On Friday, Startupfest raced through the future of AR, covering how to raise money as an AI startup—and whether or not you need to.

The morning session, “AR will devour the world,” started with a fast-paced look at an even faster-paced future of augmented reality, from giving your computer access to your own senses to brain chips, education, workplace competence, “holoportation,” discrimination, and literally wearing your emotions on your sleeve.

Wearables expert Tom Emrich explained that AR is picking up the pace with hardware from Apple and Google, as well as progress from Adobe, Verizon, Snap, and Facebook, but pre-requisites for an AR revolution include an across-the-board upgrade to 5G and battery improvements.

How can marketers capture attention and make people care? By being real magicians instead of cheap birthday party clowns.

Scope AR is already offering real-time remote assistance and AR-guided smart instructions, said Emrich. “They can turn an amateur worker into a professional one with a button. Using a pair of smart glasses, mobile or tablet, they can provide a worker with step by step overlays to perform a task, or lend the eyes out of someone more experienced to help them troubleshoot or walk through a task.”

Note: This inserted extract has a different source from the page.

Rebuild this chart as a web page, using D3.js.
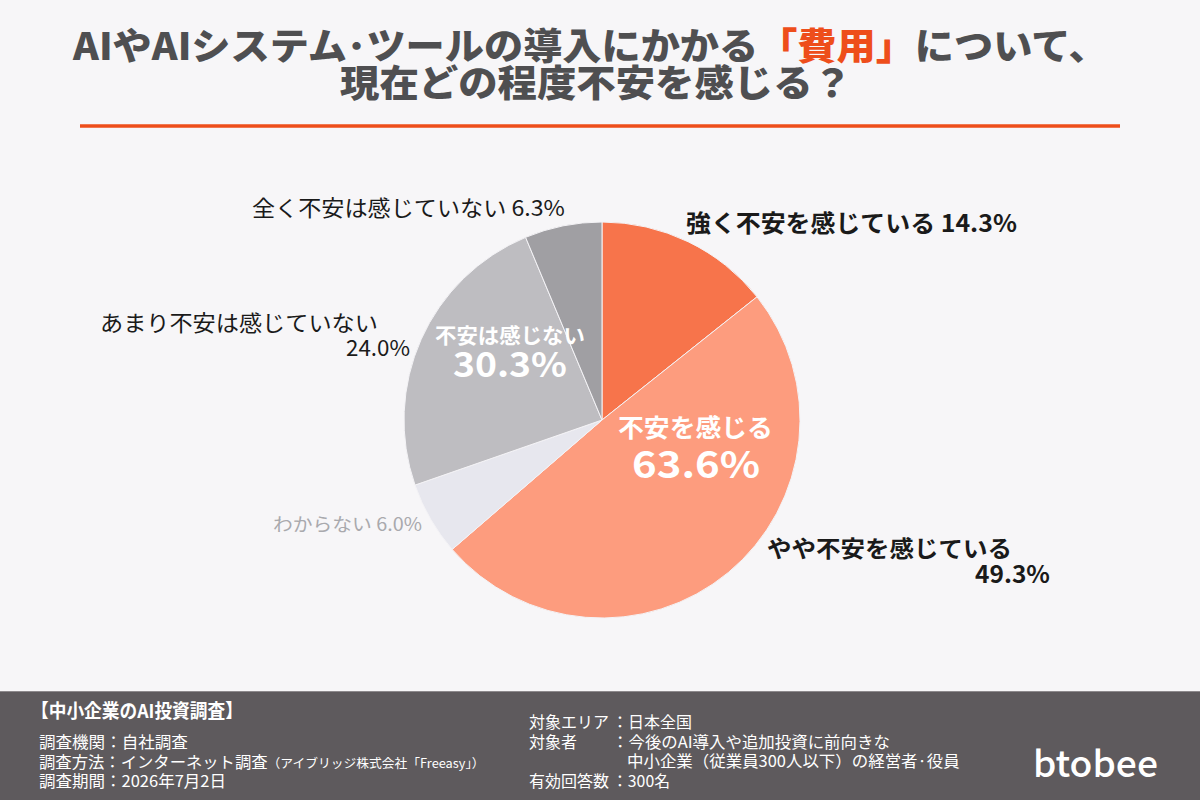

While this could lead to a democratization of tech jobs where lesser-skilled workers would be able to perform higher skilled tasks – in any country – and avatars could reduce racial discrimination, Emirch also acknowledged that avatars could cause more discrimination by creating a hierarchy based on the types of filters people could afford or access.

His prediction for an AR-based future is that physical consumerism will decline, but digital consumerism will rise, doubling economic growth. “Once smart glasses exist, why buy the physical product at all? We may all be wearing uniforms in the future and rooms with blank walls with a couch and table that we dress up with digital filters or digital objects.”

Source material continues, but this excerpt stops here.